The Summary Compensation Table

The Summary Compensation Table (SCT) provides a comprehensive, three-year look at total compensation for each NEO in a standardized format. The first columns after the NEO’s name and year are for “Salary” and “Bonus.” The Salary column reports the base salary earned, while the Bonus column reports discretionary cash payments. If an executive forgoes salary or bonus for non-cash compensation, the value is still reported in these columns.

Following the cash columns are “Stock Awards” and “Option Awards,” which represent the aggregate grant date fair value of equity awards granted during the year. This value is calculated in accordance with accounting standards (FASB ASC Topic 718) and reflects the award’s value at the time it is granted, though the ultimate value to the executive will depend on future stock performance.

The “Non-Equity Incentive Plan Compensation” column captures payments earned under plans tied to performance metrics not based on stock price, such as annual cash bonuses with pre-set goals.

A more complex column is the “Change in Pension Value and NQDC Earnings.” This has two components: the change in the actuarial present value of the executive’s accumulated pension benefits and any above-market earnings on nonqualified deferred compensation (NQDC) plans.

Finally, the “All Other Compensation” column is a catch-all for any compensation that does not fit into other categories. This is where perquisites and other personal benefits are reported if their total value exceeds $10,000. Any perquisite that exceeds the greater of $25,000 or 10% of total perquisites must be separately identified and quantified in a footnote.

Supplemental Compensation Tables and Disclosures

Beyond the Summary Compensation Table, several supplemental tables and narrative disclosures are required that provide more granular detail on specific compensation elements. These disclosures offer a deeper look into future potential earnings from equity awards, retirement benefits, and potential payouts if an executive leaves the company.
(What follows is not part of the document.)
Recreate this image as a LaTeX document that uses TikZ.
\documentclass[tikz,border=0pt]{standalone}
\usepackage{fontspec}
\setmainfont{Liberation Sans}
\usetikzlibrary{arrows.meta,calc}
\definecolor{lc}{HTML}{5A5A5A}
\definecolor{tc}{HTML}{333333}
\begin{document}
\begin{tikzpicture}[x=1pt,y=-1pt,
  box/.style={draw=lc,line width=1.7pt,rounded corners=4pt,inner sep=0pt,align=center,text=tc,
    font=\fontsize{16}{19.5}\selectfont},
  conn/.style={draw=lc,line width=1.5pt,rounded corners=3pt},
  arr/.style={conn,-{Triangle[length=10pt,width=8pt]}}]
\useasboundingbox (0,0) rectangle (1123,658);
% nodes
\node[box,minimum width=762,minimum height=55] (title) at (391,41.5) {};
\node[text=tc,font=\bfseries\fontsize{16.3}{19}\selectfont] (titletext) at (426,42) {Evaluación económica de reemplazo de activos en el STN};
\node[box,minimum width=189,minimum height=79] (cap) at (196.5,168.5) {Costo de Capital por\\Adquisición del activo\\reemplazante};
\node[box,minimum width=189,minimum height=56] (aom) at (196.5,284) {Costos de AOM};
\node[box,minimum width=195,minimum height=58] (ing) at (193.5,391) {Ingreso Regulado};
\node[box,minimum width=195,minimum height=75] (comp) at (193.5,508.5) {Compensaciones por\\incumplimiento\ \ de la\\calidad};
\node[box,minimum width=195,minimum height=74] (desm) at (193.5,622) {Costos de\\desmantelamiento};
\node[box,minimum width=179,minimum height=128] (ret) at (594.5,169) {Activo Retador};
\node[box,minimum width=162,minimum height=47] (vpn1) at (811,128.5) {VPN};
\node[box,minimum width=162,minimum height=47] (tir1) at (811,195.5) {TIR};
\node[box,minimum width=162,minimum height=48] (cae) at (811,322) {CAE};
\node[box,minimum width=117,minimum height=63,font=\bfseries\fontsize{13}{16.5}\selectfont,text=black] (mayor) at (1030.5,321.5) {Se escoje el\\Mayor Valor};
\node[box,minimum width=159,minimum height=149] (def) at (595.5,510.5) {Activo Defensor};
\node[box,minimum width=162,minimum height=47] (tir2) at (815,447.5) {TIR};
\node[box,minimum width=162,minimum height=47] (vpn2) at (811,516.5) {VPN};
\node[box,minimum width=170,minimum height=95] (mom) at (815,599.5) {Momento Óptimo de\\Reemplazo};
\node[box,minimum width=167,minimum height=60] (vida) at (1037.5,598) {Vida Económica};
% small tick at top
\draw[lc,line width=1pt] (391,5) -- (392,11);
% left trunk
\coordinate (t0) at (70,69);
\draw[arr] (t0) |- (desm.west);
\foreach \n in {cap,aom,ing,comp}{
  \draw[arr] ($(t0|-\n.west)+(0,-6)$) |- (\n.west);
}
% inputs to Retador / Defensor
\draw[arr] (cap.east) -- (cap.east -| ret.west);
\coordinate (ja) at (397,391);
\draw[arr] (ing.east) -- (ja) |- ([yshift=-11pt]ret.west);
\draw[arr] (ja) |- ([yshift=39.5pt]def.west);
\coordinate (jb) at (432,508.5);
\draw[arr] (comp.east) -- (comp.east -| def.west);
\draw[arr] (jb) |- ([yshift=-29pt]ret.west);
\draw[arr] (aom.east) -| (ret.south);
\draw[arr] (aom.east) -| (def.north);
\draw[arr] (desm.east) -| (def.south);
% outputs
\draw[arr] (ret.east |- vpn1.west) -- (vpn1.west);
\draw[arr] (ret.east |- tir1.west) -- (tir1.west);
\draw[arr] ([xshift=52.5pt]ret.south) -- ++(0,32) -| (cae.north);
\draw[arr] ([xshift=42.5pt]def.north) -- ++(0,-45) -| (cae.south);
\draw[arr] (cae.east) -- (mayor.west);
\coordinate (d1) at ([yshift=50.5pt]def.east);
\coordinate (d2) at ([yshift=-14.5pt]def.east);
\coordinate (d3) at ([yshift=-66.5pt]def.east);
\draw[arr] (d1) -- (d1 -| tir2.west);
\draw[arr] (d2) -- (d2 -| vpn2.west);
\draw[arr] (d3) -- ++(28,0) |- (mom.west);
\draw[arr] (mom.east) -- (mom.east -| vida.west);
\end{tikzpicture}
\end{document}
One set of tables focuses on the specifics of equity compensation:

  • The Grants of Plan-Based Awards Table details each individual stock and option award granted to NEOs during the year, including the number of shares and grant date fair value.
  • The Outstanding Equity Awards at Fiscal Year-End Table shows all unexercised options and unvested stock awards held by each NEO at the end of the year.
  • The Option Exercises and Stock Vested Table discloses the value realized by executives during the year from exercising options or the vesting of stock awards.

For proxy statements filed in 2025, new disclosures are required about the timing of stock option and Stock Appreciation Right (SAR) grants in relation to the release of material nonpublic information (MNPI). Companies must provide a narrative about their policies and a table of any such awards granted to NEOs within a window beginning four business days before and ending one business day after the release of MNPI.
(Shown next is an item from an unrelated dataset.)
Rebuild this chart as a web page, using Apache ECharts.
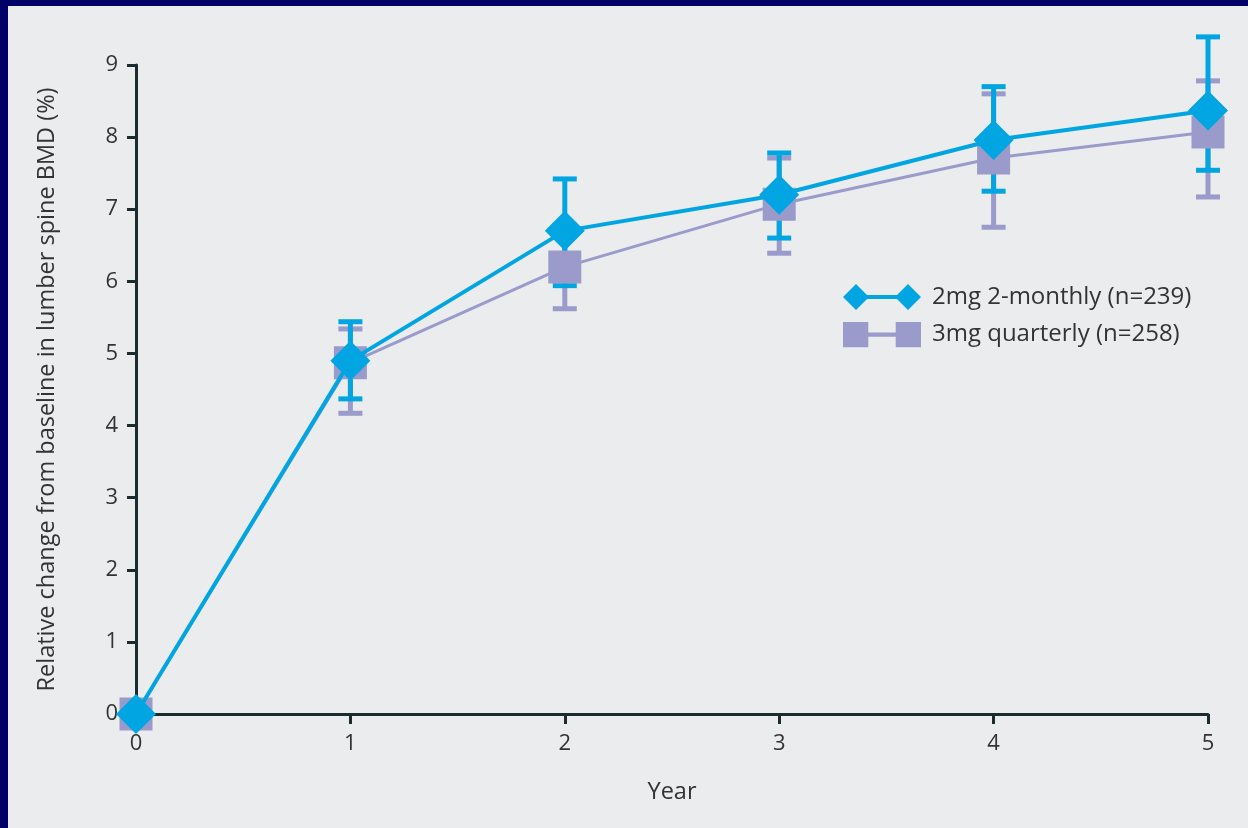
<!DOCTYPE html>
<html>
<head>
<meta charset="utf-8">
<script src="https://cdn.jsdelivr.net/npm/echarts@6/dist/echarts.min.js"></script>
<style>
html,body{margin:0;padding:0;background:#000066;width:1248px;height:828px;overflow:hidden;}
#c{position:absolute;left:8px;top:6px;width:1240px;height:822px;background:#ebecee;}
</style>
</head>
<body>
<div id="c"></div>
<script>
const years = [0, 1, 2, 3, 4, 5];
const yTicks = [0, 1, 2, 3, 4, 5, 6, 7, 8, 9];
const seriesNames = ['2mg 2-monthly (n=239)', '3mg quarterly (n=258)'];
const blueMean = [0, 4.9, 6.7, 7.2, 7.96, 8.37];
const blueLow  = [null, 4.37, 5.94, 6.6, 7.25, 7.54];
const blueHigh = [null, 5.44, 7.42, 7.78, 8.7, 9.39];
const purpleMean = [0, 4.87, 6.2, 7.07, 7.71, 8.07];
const purpleLow  = [null, 4.17, 5.62, 6.39, 6.75, 7.17];
const purpleHigh = [null, 5.34, 6.78, 7.71, 8.6, 8.78];

const BLUE = '#00a5e2';
const PURPLE = '#9a9acb';
const AXIS = '#1b2b30';
const FONT = '"Open Sans", sans-serif';

function errData(low, high) {
  const out = [];
  years.forEach((y, i) => { if (low[i] != null) out.push([y, low[i], high[i]]); });
  return out;
}
function errRender(color) {
  return function (params, api) {
    const x = api.value(0);
    const lo = api.coord([x, api.value(1)]);
    const hi = api.coord([x, api.value(2)]);
    const w = 12;
    const style = { fill: color };
    return {
      type: 'group',
      children: [
        { type: 'rect', shape: { x: lo[0] - 2.5, y: hi[1], width: 5, height: lo[1] - hi[1] }, style },
        { type: 'rect', shape: { x: hi[0] - w, y: hi[1] - 2.5, width: 2 * w, height: 5 }, style },
        { type: 'rect', shape: { x: lo[0] - w, y: lo[1] - 2.5, width: 2 * w, height: 5 }, style }
      ]
    };
  };
}

const chart = echarts.init(document.getElementById('c'), null, { renderer: 'canvas' });
chart.setOption({
  animation: false,
  backgroundColor: '#ebecee',
  grid: { left: 128, top: 59, right: 40, bottom: 114 },
  legend: {
    left: 830, top: 273, orient: 'vertical', itemGap: 12,
    itemWidth: 78, itemHeight: 26,
    textStyle: { fontFamily: FONT, fontSize: 24, color: '#333', padding: [0, 0, 0, 6] },
    data: [
      { name: seriesNames[0], icon: 'path://M0 13L13 0L26 13L13 26ZM13 11L65 11L65 15L13 15ZM52 13L65 0L78 13L65 26Z' },
      { name: seriesNames[1], icon: 'path://M2 1L26 1L26 25L2 25ZM26 11L52 11L52 15L26 15ZM52 1L76 1L76 25L52 25Z' }
    ]
  },
  xAxis: {
    type: 'value', min: 0, max: 5, interval: 1,
    name: 'Year', nameLocation: 'middle', nameGap: 66,
    nameTextStyle: { fontFamily: FONT, fontSize: 23.5, color: '#333' },
    axisLine: { lineStyle: { color: AXIS, width: 3 } },
    axisTick: { show: true, length: 10, lineStyle: { color: AXIS, width: 3 } },
    axisLabel: { fontFamily: FONT, fontSize: 22, color: '#333', margin: 19 },
    splitLine: { show: false }
  },
  yAxis: {
    type: 'value', min: 0, max: 9, interval: 1,
    name: 'Relative change from baseline in lumber spine BMD (%)', nameLocation: 'middle', nameGap: 77,
    nameTextStyle: { fontFamily: FONT, fontSize: 23.5, color: '#333' },
    axisLine: { show: true, lineStyle: { color: AXIS, width: 3 } },
    axisTick: { show: true, length: 9, lineStyle: { color: AXIS, width: 3 } },
    axisLabel: { fontFamily: FONT, fontSize: 22, color: '#333', margin: 18,
      formatter: v => yTicks.includes(v) ? String(v) : '' },
    splitLine: { show: false }
  },
  series: [
    { type: 'custom', name: seriesNames[1] + ' err', data: errData(purpleLow, purpleHigh),
      renderItem: errRender(PURPLE), encode: { x: 0, y: [1, 2] }, z: 1, silent: true },
    { type: 'custom', name: seriesNames[0] + ' err', data: errData(blueLow, blueHigh),
      renderItem: errRender(BLUE), encode: { x: 0, y: [1, 2] }, z: 2, silent: true },
    { type: 'line', name: seriesNames[1], data: years.map((y, i) => [y, purpleMean[i]]),
      symbol: 'rect', symbolSize: 33, showAllSymbol: true, clip: false, z: 3,
      lineStyle: { color: PURPLE, width: 3 }, itemStyle: { color: PURPLE } },
    { type: 'line', name: seriesNames[0], data: years.map((y, i) => [y, blueMean[i]]),
      symbol: 'diamond', symbolSize: 40, showAllSymbol: true, clip: false, z: 4,
      lineStyle: { color: BLUE, width: 4 }, itemStyle: { color: BLUE } }
  ]
});
</script>
</body>
</html>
Another group of disclosures details post-employment compensation. The Pension Benefits Table discloses the actuarial present value of each NEO’s accumulated benefit under any defined benefit pension plans. For executives in nonqualified deferred compensation plans, the Nonqualified Deferred Compensation Table shows their contributions, company contributions, earnings, and year-end balances. A narrative disclosure must also detail potential payments upon termination or a change in control.

Other key disclosures provide broader context:

  • The Director Compensation Table presents information about the pay of non-employee directors in a format similar to the SCT.
  • The Pay Versus Performance disclosure requires a table and narrative comparing the compensation “actually paid” to NEOs with the company’s financial performance over the last five fiscal years.
  • The CEO Pay Ratio disclosure presents the ratio of the CEO’s annual total compensation to the median annual total compensation of all other company employees.